In gestures grand and minute, Zhao expresses unspoken depths about her characters’ interior lives. Be it a sharp cut from the sight of recovering Brady throwing playing cards across his living room to a wide shot of an imposing canyon, or later tracking shots of Brady riding harmoniously across the plains on a newly broken horse, The Rider requires few words to articulate its profound insights. Joshua James Richards’ gorgeous cinematography vacillates between handheld immediacy and mythic grandeur, the latter epitomized by a late, painterly vista of Brady standing in a field on the eve of a storm. Such beautiful imagery is married to an understated score by Nathan Halpern that’s at once melancholy and heartening—a mood that defines Zhao’s depiction of the everyday nuts and bolts of Brady’s existence, full of absentee and negligent parents, financial hardships and, for those who don’t have an education (which is most of these men), dead-end opportunities in every direction.

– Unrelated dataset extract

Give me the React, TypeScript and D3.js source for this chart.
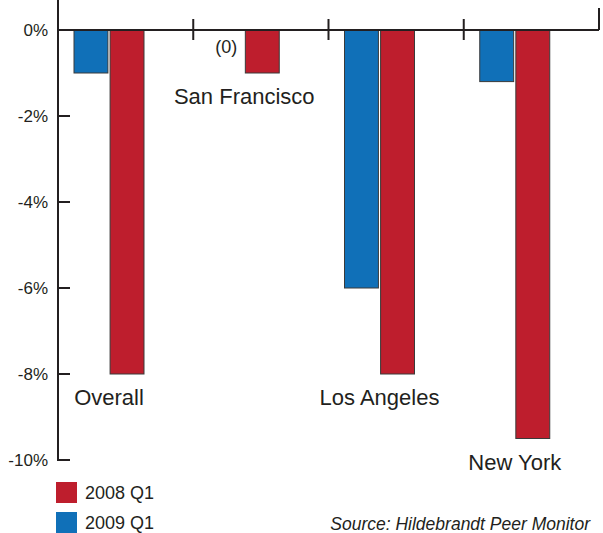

Despite a chronic condition that causes his hand to involuntarily clench—a side effect of his brain injury—Brady begins inching ever closer to returning to competitive riding. As it details that hazardous course, The Rider reveals itself to be a dreamy portrait of men and beasts struggling to tame the wildness that, in so many ways, defines them. Zhao’s treatment of that subject is, throughout, assured and affecting. And it benefits tremendously from the performance of her leading man.
In his screen debut, Jandreau exhibits an openness that comes across as—but is clearly anything but—effortless, his countenance radiating emotional shifts with a subtlety that would be impressive for even the most seasoned actor. As in a quietly tearful car ride, or his poignant interactions with Lane, Jandreau expresses the unruliness that defines Brady, and the prudent thoughts of survival that increasingly complicate his plans for the future—and, by extension, his very conception of himself.
It’s a breakthrough turn suggesting that, should he ever decide to hang up his Stetson and chaps, Jandreau has a promising future as a big-screen star. More immediate still, it helps make The Rider one of the year’s most arresting and unforgettable films.